(Problem details):
Which lines of the records contain "this"? Collect every one of them.

(Given records):

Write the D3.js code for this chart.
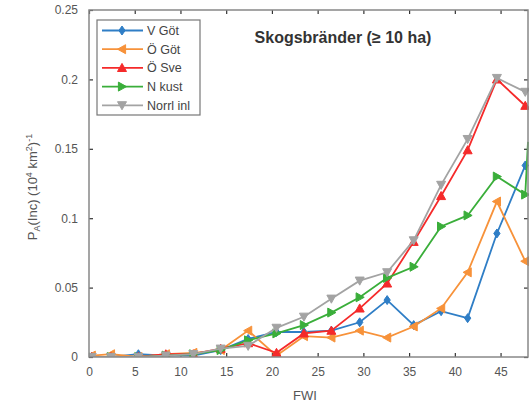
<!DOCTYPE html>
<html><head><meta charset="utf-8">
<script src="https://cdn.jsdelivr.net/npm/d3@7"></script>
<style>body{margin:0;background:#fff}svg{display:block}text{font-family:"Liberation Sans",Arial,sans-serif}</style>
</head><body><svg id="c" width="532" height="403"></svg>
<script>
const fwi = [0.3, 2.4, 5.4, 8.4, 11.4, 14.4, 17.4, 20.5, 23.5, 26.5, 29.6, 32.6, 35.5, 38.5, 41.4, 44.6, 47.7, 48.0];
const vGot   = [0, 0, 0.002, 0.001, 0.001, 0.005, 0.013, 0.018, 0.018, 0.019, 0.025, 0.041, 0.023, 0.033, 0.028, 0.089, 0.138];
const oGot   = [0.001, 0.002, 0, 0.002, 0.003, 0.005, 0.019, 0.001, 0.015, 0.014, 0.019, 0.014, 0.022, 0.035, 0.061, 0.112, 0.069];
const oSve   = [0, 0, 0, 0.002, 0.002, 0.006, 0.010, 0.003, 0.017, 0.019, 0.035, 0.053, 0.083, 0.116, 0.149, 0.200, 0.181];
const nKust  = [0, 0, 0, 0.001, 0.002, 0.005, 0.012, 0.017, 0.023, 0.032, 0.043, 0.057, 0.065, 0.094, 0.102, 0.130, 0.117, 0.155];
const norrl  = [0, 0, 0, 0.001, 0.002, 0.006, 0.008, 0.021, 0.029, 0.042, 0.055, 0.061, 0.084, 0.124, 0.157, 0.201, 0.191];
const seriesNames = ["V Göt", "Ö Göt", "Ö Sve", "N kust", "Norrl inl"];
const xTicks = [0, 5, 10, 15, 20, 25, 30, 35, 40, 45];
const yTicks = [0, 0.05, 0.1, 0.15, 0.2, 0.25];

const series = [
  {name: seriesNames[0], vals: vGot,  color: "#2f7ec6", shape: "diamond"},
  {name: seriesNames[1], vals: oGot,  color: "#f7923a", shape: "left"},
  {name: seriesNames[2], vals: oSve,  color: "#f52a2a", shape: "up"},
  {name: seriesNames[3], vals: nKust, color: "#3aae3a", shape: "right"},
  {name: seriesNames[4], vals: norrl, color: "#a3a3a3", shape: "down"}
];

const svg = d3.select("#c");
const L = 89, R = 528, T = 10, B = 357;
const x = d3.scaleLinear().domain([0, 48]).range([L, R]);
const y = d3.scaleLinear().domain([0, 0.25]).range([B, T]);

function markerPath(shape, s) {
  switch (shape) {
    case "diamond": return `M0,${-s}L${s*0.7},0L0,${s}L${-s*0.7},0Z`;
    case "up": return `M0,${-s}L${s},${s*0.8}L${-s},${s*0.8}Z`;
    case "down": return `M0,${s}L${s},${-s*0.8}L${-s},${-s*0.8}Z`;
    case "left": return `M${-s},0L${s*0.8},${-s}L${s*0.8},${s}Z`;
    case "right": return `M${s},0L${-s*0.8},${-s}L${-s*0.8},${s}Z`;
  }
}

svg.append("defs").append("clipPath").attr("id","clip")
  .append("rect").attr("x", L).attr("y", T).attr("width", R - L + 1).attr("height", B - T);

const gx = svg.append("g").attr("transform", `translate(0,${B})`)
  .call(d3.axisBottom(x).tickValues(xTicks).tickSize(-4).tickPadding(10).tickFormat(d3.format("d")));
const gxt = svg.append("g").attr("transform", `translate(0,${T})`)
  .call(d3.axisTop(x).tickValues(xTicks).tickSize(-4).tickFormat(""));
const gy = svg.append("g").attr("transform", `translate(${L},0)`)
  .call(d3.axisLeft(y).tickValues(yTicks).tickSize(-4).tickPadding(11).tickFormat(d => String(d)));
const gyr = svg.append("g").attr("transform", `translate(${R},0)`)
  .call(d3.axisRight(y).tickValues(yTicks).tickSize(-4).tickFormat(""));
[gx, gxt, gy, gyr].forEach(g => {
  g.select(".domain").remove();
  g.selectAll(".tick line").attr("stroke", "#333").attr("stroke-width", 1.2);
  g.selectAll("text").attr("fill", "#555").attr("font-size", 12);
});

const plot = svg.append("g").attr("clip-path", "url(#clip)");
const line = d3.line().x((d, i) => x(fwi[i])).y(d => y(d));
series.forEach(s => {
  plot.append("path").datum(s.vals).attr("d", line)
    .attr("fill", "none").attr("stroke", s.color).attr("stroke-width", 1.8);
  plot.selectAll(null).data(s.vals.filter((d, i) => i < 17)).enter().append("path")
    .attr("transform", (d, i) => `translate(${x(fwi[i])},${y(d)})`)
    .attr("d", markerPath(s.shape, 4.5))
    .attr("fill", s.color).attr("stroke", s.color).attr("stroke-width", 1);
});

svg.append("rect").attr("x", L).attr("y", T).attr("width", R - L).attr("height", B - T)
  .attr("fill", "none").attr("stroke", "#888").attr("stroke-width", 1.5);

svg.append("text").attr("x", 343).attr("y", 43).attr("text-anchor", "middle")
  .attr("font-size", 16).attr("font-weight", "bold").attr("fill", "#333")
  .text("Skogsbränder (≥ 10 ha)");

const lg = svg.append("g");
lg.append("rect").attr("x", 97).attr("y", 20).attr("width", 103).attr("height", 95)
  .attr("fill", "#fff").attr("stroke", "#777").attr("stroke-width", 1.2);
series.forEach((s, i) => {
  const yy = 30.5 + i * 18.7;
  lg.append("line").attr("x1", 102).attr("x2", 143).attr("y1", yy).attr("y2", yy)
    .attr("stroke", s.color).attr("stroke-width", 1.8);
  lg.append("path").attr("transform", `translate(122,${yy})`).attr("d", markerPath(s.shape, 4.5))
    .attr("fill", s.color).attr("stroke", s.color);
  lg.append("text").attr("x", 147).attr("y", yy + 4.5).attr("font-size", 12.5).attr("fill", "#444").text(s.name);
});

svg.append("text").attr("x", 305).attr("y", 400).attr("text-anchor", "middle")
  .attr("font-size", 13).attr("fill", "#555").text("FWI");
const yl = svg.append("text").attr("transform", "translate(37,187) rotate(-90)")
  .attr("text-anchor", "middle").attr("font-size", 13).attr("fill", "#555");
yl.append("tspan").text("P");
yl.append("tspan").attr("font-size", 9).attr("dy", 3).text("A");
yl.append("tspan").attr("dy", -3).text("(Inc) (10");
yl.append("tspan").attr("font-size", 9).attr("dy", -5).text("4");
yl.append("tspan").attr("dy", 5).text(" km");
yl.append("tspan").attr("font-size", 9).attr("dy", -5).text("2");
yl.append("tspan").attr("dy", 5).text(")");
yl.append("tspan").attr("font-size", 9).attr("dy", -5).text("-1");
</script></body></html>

* * *

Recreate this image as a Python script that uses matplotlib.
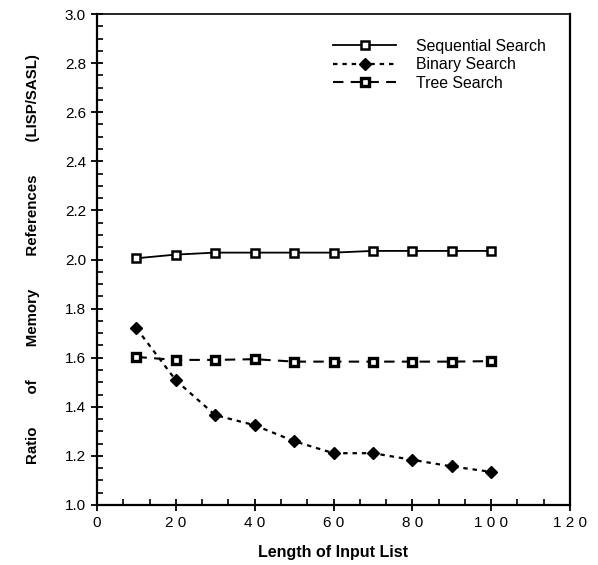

(Task output):
Write the D3.js code for this chart.
Recreate this image as a Python script that uses matplotlib.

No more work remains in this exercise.